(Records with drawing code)
##########

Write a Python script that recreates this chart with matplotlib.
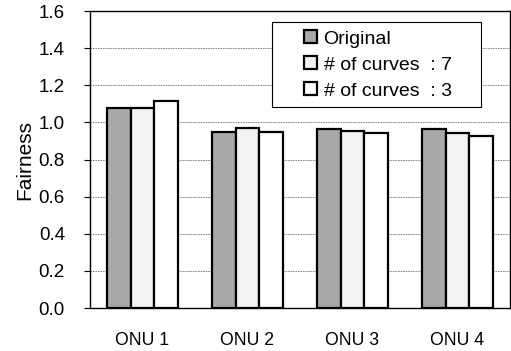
import numpy as np
import matplotlib.pyplot as plt
from matplotlib.patches import Rectangle

plt.rcParams['font.family'] = ['Liberation Sans', 'DejaVu Sans']

categories = ["ONU 1", "ONU 2", "ONU 3", "ONU 4"]
series_names = ["Original", "# of curves  : 7", "# of curves  : 3"]
original = [1.08, 0.946, 0.964, 0.966]
curves7 = [1.076, 0.971, 0.955, 0.945]
curves3 = [1.117, 0.948, 0.941, 0.929]
y_ticks = [0.0, 0.2, 0.4, 0.6, 0.8, 1.0, 1.2, 1.4, 1.6]

fig = plt.figure(figsize=(5.11, 3.51), dpi=100)
ax = fig.add_axes([0.176, 0.1225, 0.822, 0.846])

x = np.arange(len(categories))
w = 0.225
colors = ["#a8a8a8", "#f2f2f2", "white"]
for i, (vals, name) in enumerate(zip([original, curves7, curves3], series_names)):
    ax.bar(x + (i - 1) * w, vals, width=w, color=colors[i], edgecolor="black",
           linewidth=1.6, label=name, zorder=3)

ax.set_xlim(-0.5, 3.5)
ax.set_ylim(0, 1.6)
ax.set_yticks(y_ticks)
ax.set_yticklabels([f"{t:.1f}" for t in y_ticks], fontsize=13.5)
ax.set_xticks(x)
ax.set_xticklabels(categories, fontsize=12.7)
ax.tick_params(axis="x", length=0, pad=17)
ax.tick_params(axis="y", length=4, direction="out", pad=14)
ax.set_ylabel("Fairness", fontsize=15, labelpad=3)
ax.yaxis.grid(True, color="#777777", linestyle=(0, (2, 1)), linewidth=0.6, zorder=0)
for sp in ax.spines.values():
    sp.set_linewidth(1.0)

# legend box is wider than its content, so draw the frame separately
ax.add_patch(Rectangle((0.433, 0.677), 0.498, 0.286, transform=ax.transAxes,
                       facecolor="white", edgecolor="black", linewidth=0.8, zorder=4))
leg = ax.legend(loc="upper left", bbox_to_anchor=(0.51, 0.935), fontsize=14,
                frameon=False, handlelength=0.65, handleheight=0.65, handletextpad=0.35,
                labelspacing=0.45, borderpad=0, borderaxespad=0)
leg.set_zorder(5)

fig.savefig("out.png", dpi=100)
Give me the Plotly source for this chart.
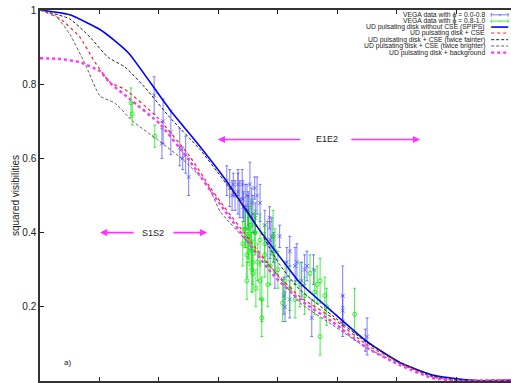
import plotly.graph_objects as go

# ---------------- data (x in tick units, y = squared visibility) ----------------
blue_x = [1.92, 2.07, 2.20, 2.05, 2.35, 2.45, 2.50, 2.40,
          3.14, 3.19, 3.25, 3.28, 3.33, 3.36, 3.40, 3.42, 3.45, 3.48, 3.50, 3.53,
          3.56, 3.58, 3.62, 3.65, 3.83, 3.86, 3.90, 3.93, 3.95, 4.03, 4.10, 4.12,
          4.15, 4.20, 4.32, 4.40, 4.45, 4.49, 4.57, 4.60, 5.09, 5.09, 5.09, 5.50, 5.47,
          3.23, 3.33, 3.41, 3.50, 3.61, 3.70, 3.78, 3.87, 4.20, 4.29]
blue_y = [0.77, 0.70, 0.67, 0.64, 0.63, 0.61, 0.55, 0.60,
          0.54, 0.52, 0.53, 0.50, 0.51, 0.49, 0.53, 0.47, 0.47, 0.50, 0.46, 0.53,
          0.48, 0.45, 0.44, 0.50, 0.37, 0.44, 0.39, 0.36, 0.29, 0.39, 0.23, 0.20,
          0.32, 0.22, 0.32, 0.27, 0.30, 0.31, 0.17, 0.30, 0.23, 0.19, 0.16, 0.12, 0.11,
          0.50, 0.53, 0.49, 0.46, 0.52, 0.48, 0.42, 0.38, 0.35, 0.31]
blue_err = [0.05, 0.06, 0.06, 0.04, 0.05, 0.05, 0.05, 0.03,
            0.04, 0.05, 0.03, 0.04, 0.06, 0.05, 0.04, 0.04, 0.06, 0.03, 0.05, 0.06,
            0.04, 0.05, 0.04, 0.05, 0.06, 0.03, 0.05, 0.04, 0.04, 0.03, 0.05, 0.04,
            0.04, 0.05, 0.05, 0.05, 0.04, 0.04, 0.05, 0.04, 0.08, 0.04, 0.04, 0.05, 0.03,
            0.04, 0.03, 0.05, 0.04, 0.03, 0.05, 0.04, 0.05, 0.04, 0.05]

green_x = [1.53, 1.55, 1.93,
           3.41, 3.45, 3.48, 3.48, 3.50, 3.53, 3.55, 3.56, 3.58, 3.58, 3.62, 3.66,
           3.70, 3.70, 3.78, 3.87, 3.92, 3.95, 4.08, 4.20, 4.45, 4.62, 4.66, 4.71,
           4.79, 4.82, 4.71, 5.29,
           3.45, 3.50, 3.53, 3.56, 3.61, 3.63, 3.73, 3.78, 3.83, 4.00, 4.12, 4.29,
           4.37, 4.54, 3.73]
green_y = [0.75, 0.72, 0.66,
           0.37, 0.41, 0.34, 0.27, 0.39, 0.36, 0.42, 0.35, 0.32, 0.29, 0.40, 0.32,
           0.38, 0.27, 0.34, 0.31, 0.39, 0.35, 0.21, 0.25, 0.23, 0.24, 0.26, 0.27,
           0.23, 0.20, 0.12, 0.18,
           0.41, 0.38, 0.42, 0.30, 0.40, 0.25, 0.22, 0.37, 0.26, 0.30, 0.27, 0.22,
           0.26, 0.29, 0.17]
green_err = [0.04, 0.03, 0.03,
             0.06, 0.05, 0.06, 0.05, 0.06, 0.05, 0.07, 0.05, 0.06, 0.05, 0.06, 0.05,
             0.07, 0.05, 0.06, 0.05, 0.07, 0.06, 0.05, 0.06, 0.05, 0.06, 0.05, 0.06,
             0.05, 0.05, 0.05, 0.07,
             0.05, 0.06, 0.05, 0.06, 0.05, 0.05, 0.06, 0.05, 0.06, 0.05, 0.05, 0.05,
             0.06, 0.05, 0.05]

# model curves
ud_x = [0, 0.5, 1.0, 1.25, 1.5, 2.18, 2.69, 3.14, 3.66, 4.15, 4.37, 4.92, 5.5, 6.05, 6.6, 7.17, 7.56, 7.92]
ud_y = [1.0, 0.987, 0.948, 0.918, 0.882, 0.732, 0.632, 0.538, 0.414, 0.31, 0.265, 0.186, 0.106, 0.050, 0.016, 0.003, 0.0, 0.002]

cse_x = [0, 0.34, 0.67, 0.92, 1.18, 1.43, 1.97, 2.52, 2.86, 3.03, 3.92, 4.37, 4.92, 5.5, 6.05, 6.6, 7.06, 7.5, 7.92]
cse_y = [1.0, 0.976, 0.927, 0.86, 0.805, 0.786, 0.711, 0.605, 0.522, 0.484, 0.30, 0.227, 0.17, 0.097, 0.05, 0.011, 0.0, 0.002, 0.003]

faint_x = [0, 0.5, 0.84, 1.14, 1.43, 1.76, 2.18, 2.69, 3.08, 3.53, 4.03, 4.37, 4.92, 5.5, 6.05, 6.6, 7.23, 7.6, 7.92]
faint_y = [1.0, 0.976, 0.927, 0.873, 0.846, 0.792, 0.711, 0.624, 0.543, 0.449, 0.314, 0.246, 0.176, 0.103, 0.051, 0.014, 0.0, 0.001, 0.002]

bright_x = [0, 0.25, 0.5, 0.76, 1.01, 1.26, 1.56, 1.97, 2.4, 2.81, 3.03, 3.53, 3.92, 4.37, 4.92, 5.5, 6.05, 6.6, 7.14, 7.6, 7.92]
bright_y = [1.0, 0.986, 0.935, 0.854, 0.768, 0.749, 0.70, 0.651, 0.597, 0.53, 0.457, 0.368, 0.30, 0.211, 0.151, 0.089, 0.046, 0.011, 0.0, 0.002, 0.003]

bkg_x = [0, 0.34, 0.67, 1.01, 1.18, 1.51, 2.02, 2.52, 3.03, 3.92, 4.37, 4.92, 5.5, 6.05, 6.6, 7.06, 7.5, 7.92]
bkg_y = [0.87, 0.868, 0.859, 0.835, 0.803, 0.76, 0.692, 0.592, 0.476, 0.286, 0.219, 0.159, 0.089, 0.043, 0.008, 0.0, 0.002, 0.002]

legend_labels = [
    "VEGA data with \u03d5 = 0.0-0.8",
    "VEGA data with \u03d5 = 0.8-1.0",
    "UD pulsating disk without CSE (SPIPS)",
    "UD pulsating disk + CSE",
    "UD pulsating disk + CSE (twice fainter)",
    "UD pulsating disk + CSE (twice brighter)",
    "UD pulsating disk + background",
]

# ---------------- figure ----------------
BLUE_PT = "rgba(70,70,255,0.7)"
GREEN_PT = "rgba(0,225,0,0.7)"

fig = go.Figure()
fig.add_trace(go.Scatter(
    x=blue_x, y=blue_y, mode="markers",
    marker=dict(symbol="x-thin-open", size=4, color=BLUE_PT, line=dict(width=1, color=BLUE_PT)),
    error_y=dict(type="data", array=blue_err, color=BLUE_PT, thickness=1, width=1.5),
    showlegend=False))
fig.add_trace(go.Scatter(
    x=green_x, y=green_y, mode="markers",
    marker=dict(symbol="circle-open", size=4, color=GREEN_PT, line=dict(width=1)),
    error_y=dict(type="data", array=green_err, color=GREEN_PT, thickness=1, width=1.5),
    showlegend=False))

curves = [
    (ud_x, ud_y, dict(color="#0000ff", width=1.6)),
    (cse_x, cse_y, dict(color="#ff2020", width=1.2, dash="dot")),
    (faint_x, faint_y, dict(color="#202020", width=1, dash="3px,2px")),
    (bright_x, bright_y, dict(color="#606060", width=1, dash="3px,2px")),
    (bkg_x, bkg_y, dict(color="#ff33ff", width=2.4, dash="dot")),
]
for cx, cy, ln in curves:
    fig.add_trace(go.Scatter(x=cx, y=cy, mode="lines", line=dict(shape="spline", smoothing=0.5, **ln),
                             showlegend=False, hoverinfo="skip"))

# custom gnuplot-style key (text right-aligned, sample on the right)
legend_styles = [
    dict(color=BLUE_PT, width=1),
    dict(color=GREEN_PT, width=1),
    dict(color="#0000ff", width=1.6),
    dict(color="#ff2020", width=1.2, dash="dot"),
    dict(color="#202020", width=1, dash="3px,2px"),
    dict(color="#606060", width=1, dash="3px,2px"),
    dict(color="#ff33ff", width=2.4, dash="dot"),
]
row_y = [0.987, 0.970, 0.954, 0.938, 0.920, 0.903, 0.885]
annotations = []
shapes = []
for lab, st, yy in zip(legend_labels, legend_styles, row_y):
    annotations.append(dict(x=0.949, y=yy, xref="paper", yref="paper", text=lab, showarrow=False,
                            xanchor="right", yanchor="middle",
                            font=dict(family="Liberation Sans, Arial", size=6.8, color="#222")))
    shapes.append(dict(type="line", xref="paper", yref="paper", x0=0.958, x1=0.994, y0=yy, y1=yy, line=st))
for yy, col, sym in [(row_y[0], BLUE_PT, "\u00d7"), (row_y[1], GREEN_PT, "\u25cb")]:
    annotations.append(dict(x=0.976, y=yy, xref="paper", yref="paper", text=sym, showarrow=False,
                            xanchor="center", yanchor="middle", font=dict(size=6, color=col)))
    for xe in (0.958, 0.994):
        shapes.append(dict(type="line", xref="paper", yref="paper", x0=xe, x1=xe,
                           y0=yy - 0.005, y1=yy + 0.005, line=dict(color=col, width=1)))

ARW = "#ff33ff"
def arrow(x_head, x_tail, y):
    return dict(x=x_head, y=y, ax=x_tail, ay=y, xref="x", yref="y", axref="x", ayref="y",
                showarrow=True, arrowhead=2, arrowsize=0.9, arrowwidth=1.6, arrowcolor=ARW, text="")

annotations += [
    arrow(2.99, 4.40, 0.651), arrow(6.39, 5.21, 0.651),
    dict(x=4.82, y=0.651, xref="x", yref="y", text="E1E2", showarrow=False,
         font=dict(family="Liberation Sans, Arial", size=9, color="#222")),
    arrow(1.01, 1.60, 0.40), arrow(2.81, 2.22, 0.40),
    dict(x=1.90, y=0.40, xref="x", yref="y", text="S1S2", showarrow=False,
         font=dict(family="Liberation Sans, Arial", size=9, color="#222")),
    dict(x=0.47, y=0.049, xref="x", yref="y", text="a)", showarrow=False,
         font=dict(family="Liberation Sans, Arial", size=8, color="#222")),
]

fig.update_layout(
    width=511, height=383,
    margin=dict(l=40, r=0, t=10, b=2, autoexpand=False),
    paper_bgcolor="white", plot_bgcolor="white",
    font=dict(family="Liberation Sans, Arial", size=10, color="#222"),
    annotations=annotations, shapes=shapes, showlegend=False,
    xaxis=dict(range=[0, 7.92], dtick=1, tick0=0, ticks="inside", ticklen=4, tickcolor="#222",
               showticklabels=False, showgrid=False, zeroline=False, automargin=False,
               showline=True, linecolor="#333", linewidth=1.5, mirror="ticks"),
    yaxis=dict(range=[0, 1], dtick=0.2, ticks="inside", ticklen=4, tickcolor="#222",
               showgrid=False, zeroline=False, showline=True, linecolor="#333", linewidth=1.5,
               automargin=False,
               title=dict(text="squared visibilities", standoff=1, font=dict(size=10)),
               tickfont=dict(size=10)),
)

fig.write_html("out.html", config={"displayModeBar": False},
               post_script="document.body.style.margin='0px';document.body.style.overflow='hidden';")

##########

**What to produce**
Copy only the lines above from the one containing "Give me the Plotly source for this chart." through the one containing "0.04, 0.03, 0.05, 0.04, 0.03, 0.05, 0.04, 0.05, 0.04, 0.05]", both included. Leave out the pictures.

**Result of the task**
Give me the Plotly source for this chart.
import plotly.graph_objects as go

# ---------------- data (x in tick units, y = squared visibility) ----------------
blue_x = [1.92, 2.07, 2.20, 2.05, 2.35, 2.45, 2.50, 2.40,
          3.14, 3.19, 3.25, 3.28, 3.33, 3.36, 3.40, 3.42, 3.45, 3.48, 3.50, 3.53,
          3.56, 3.58, 3.62, 3.65, 3.83, 3.86, 3.90, 3.93, 3.95, 4.03, 4.10, 4.12,
          4.15, 4.20, 4.32, 4.40, 4.45, 4.49, 4.57, 4.60, 5.09, 5.09, 5.09, 5.50, 5.47,
          3.23, 3.33, 3.41, 3.50, 3.61, 3.70, 3.78, 3.87, 4.20, 4.29]
blue_y = [0.77, 0.70, 0.67, 0.64, 0.63, 0.61, 0.55, 0.60,
          0.54, 0.52, 0.53, 0.50, 0.51, 0.49, 0.53, 0.47, 0.47, 0.50, 0.46, 0.53,
          0.48, 0.45, 0.44, 0.50, 0.37, 0.44, 0.39, 0.36, 0.29, 0.39, 0.23, 0.20,
          0.32, 0.22, 0.32, 0.27, 0.30, 0.31, 0.17, 0.30, 0.23, 0.19, 0.16, 0.12, 0.11,
          0.50, 0.53, 0.49, 0.46, 0.52, 0.48, 0.42, 0.38, 0.35, 0.31]
blue_err = [0.05, 0.06, 0.06, 0.04, 0.05, 0.05, 0.05, 0.03,
            0.04, 0.05, 0.03, 0.04, 0.06, 0.05, 0.04, 0.04, 0.06, 0.03, 0.05, 0.06,
            0.04, 0.05, 0.04, 0.05, 0.06, 0.03, 0.05, 0.04, 0.04, 0.03, 0.05, 0.04,
            0.04, 0.05, 0.05, 0.05, 0.04, 0.04, 0.05, 0.04, 0.08, 0.04, 0.04, 0.05, 0.03,
            0.04, 0.03, 0.05, 0.04, 0.03, 0.05, 0.04, 0.05, 0.04, 0.05]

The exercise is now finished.